Requirement: Copy out the data exactly, leaving the pictures behind.

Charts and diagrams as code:
******************************

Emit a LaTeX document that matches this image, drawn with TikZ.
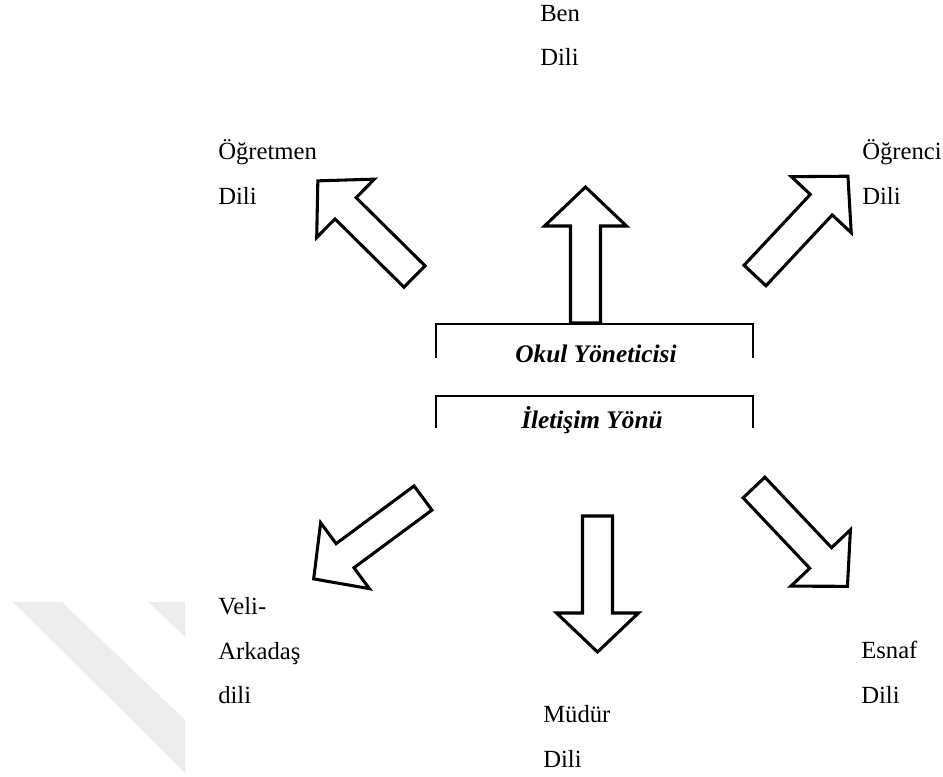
\documentclass[tikz,border=0pt]{standalone}
\usepackage{fontspec}
\setmainfont{Liberation Serif}
\begin{document}
\begin{tikzpicture}[x=0.75pt,y=-0.75pt]
\tikzset{
  lbl/.style={anchor=base west, inner sep=0pt, font=\fontsize{18.5}{22}\selectfont},
  ttl/.style={anchor=base, inner sep=0pt, font=\fontsize{19}{23}\selectfont\bfseries\itshape},
  blockarrow/.style={draw=black, line width=2.3pt, fill=white, line join=miter},
  bracketline/.style={line width=1.5pt},
  wmark/.style={fill=black!7, draw=none},
  pics/barrow/.style={code={\draw[blockarrow] (0,-15) -- (97,-15) -- (97,-41) -- (136,0) -- (97,41) -- (97,15) -- (0,15) -- cycle;}}
}
\useasboundingbox (0,0) rectangle (943,776);
% watermark
\fill[wmark] (13,602) -- (62,602) -- (185,720) -- (185,773) -- cycle;
\fill[wmark] (148,602) -- (185,602) -- (185,637) -- cycle;
% brackets
\coordinate (b1l) at (436,358); \coordinate (b1r) at (753,358);
\coordinate (b2l) at (436,428); \coordinate (b2r) at (753,428);
\draw[bracketline] (b1l) -- (436,324) -- (753,324) -- (b1r);
\draw[bracketline] (b2l) -- (436,396) -- (753,396) -- (b2r);
\node[ttl] (okul) at (596,362) {Okul Yöneticisi};
\node[ttl] (ilet) at (592,428) {İletişim Yönü};
% arrows
\coordinate (aU) at (585.5,323);
\coordinate (aD) at (597.5,516);
\coordinate (aUL) at (414.5,276.5);
\coordinate (aUR) at (755,275.5);
\coordinate (aLL) at (423,498);
\coordinate (aLR) at (754,487.5);
\pic[rotate=90] at (aU) {barrow};
\pic[rotate=-90] at (aD) {barrow};
\pic[rotate=135.3] at (aUL) {barrow};
\pic[rotate=46.9] at (aUR) {barrow};
\pic[rotate=216.5] at (aLL) {barrow};
\pic[rotate=-46.6] at (aLR) {barrow};
% labels
\node[lbl] (ben) at (540,21) {Ben};
\node[lbl] (bend) at (540,65) {Dili};
\node[lbl] (ogr) at (218,159) {Öğretmen};
\node[lbl] (ogrd) at (218,204) {Dili};
\node[lbl] (ogc) at (862,159) {Öğrenci};
\node[lbl] (ogcd) at (862,204) {Dili};
\node[lbl] (veli) at (218,614) {Veli-};
\node[lbl] (ark) at (218,659) {Arkadaş};
\node[lbl] (arkd) at (218,703) {dili};
\node[lbl] (mud) at (543,722) {Müdür};
\node[lbl] (mudd) at (543,767) {Dili};
\node[lbl] (esn) at (861,658) {Esnaf};
\node[lbl] (esnd) at (861,703) {Dili};
\end{tikzpicture}
\end{document}
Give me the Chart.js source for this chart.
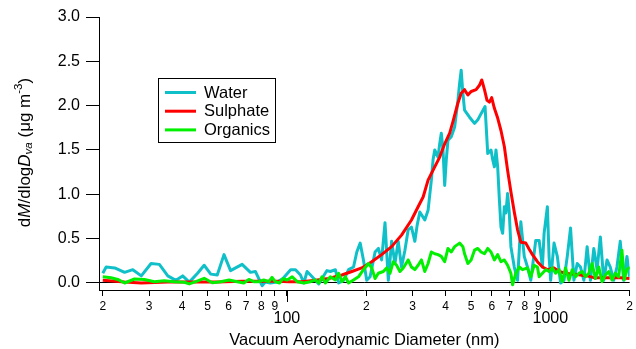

******************************

Finished answer:
Emit a LaTeX document that matches this image, drawn with TikZ.
\documentclass[tikz,border=0pt]{standalone}
\usepackage{fontspec}
\setmainfont{Liberation Serif}
\begin{document}
\begin{tikzpicture}[x=0.75pt,y=-0.75pt]
\tikzset{
  lbl/.style={anchor=base west, inner sep=0pt, font=\fontsize{18.5}{22}\selectfont},
  ttl/.style={anchor=base, inner sep=0pt, font=\fontsize{19}{23}\selectfont\bfseries\itshape},
  blockarrow/.style={draw=black, line width=2.3pt, fill=white, line join=miter},
  bracketline/.style={line width=1.5pt},
  wmark/.style={fill=black!7, draw=none},
  pics/barrow/.style={code={\draw[blockarrow] (0,-15) -- (97,-15) -- (97,-41) -- (136,0) -- (97,41) -- (97,15) -- (0,15) -- cycle;}}
}
\useasboundingbox (0,0) rectangle (943,776);
% watermark
\fill[wmark] (13,602) -- (62,602) -- (185,720) -- (185,773) -- cycle;
\fill[wmark] (148,602) -- (185,602) -- (185,637) -- cycle;
% brackets
\coordinate (b1l) at (436,358); \coordinate (b1r) at (753,358);
\coordinate (b2l) at (436,428); \coordinate (b2r) at (753,428);
\draw[bracketline] (b1l) -- (436,324) -- (753,324) -- (b1r);
\draw[bracketline] (b2l) -- (436,396) -- (753,396) -- (b2r);
\node[ttl] (okul) at (596,362) {Okul Yöneticisi};
\node[ttl] (ilet) at (592,428) {İletişim Yönü};
% arrows
\coordinate (aU) at (585.5,323);
\coordinate (aD) at (597.5,516);
\coordinate (aUL) at (414.5,276.5);
\coordinate (aUR) at (755,275.5);
\coordinate (aLL) at (423,498);
\coordinate (aLR) at (754,487.5);
\pic[rotate=90] at (aU) {barrow};
\pic[rotate=-90] at (aD) {barrow};
\pic[rotate=135.3] at (aUL) {barrow};
\pic[rotate=46.9] at (aUR) {barrow};
\pic[rotate=216.5] at (aLL) {barrow};
\pic[rotate=-46.6] at (aLR) {barrow};
% labels
\node[lbl] (ben) at (540,21) {Ben};
\node[lbl] (bend) at (540,65) {Dili};
\node[lbl] (ogr) at (218,159) {Öğretmen};
\node[lbl] (ogrd) at (218,204) {Dili};
\node[lbl] (ogc) at (862,159) {Öğrenci};
\node[lbl] (ogcd) at (862,204) {Dili};
\node[lbl] (veli) at (218,614) {Veli-};
\node[lbl] (ark) at (218,659) {Arkadaş};
\node[lbl] (arkd) at (218,703) {dili};
\node[lbl] (mud) at (543,722) {Müdür};
\node[lbl] (mudd) at (543,767) {Dili};
\node[lbl] (esn) at (861,658) {Esnaf};
\node[lbl] (esnd) at (861,703) {Dili};
\end{tikzpicture}
\end{document}
Give me the Chart.js source for this chart.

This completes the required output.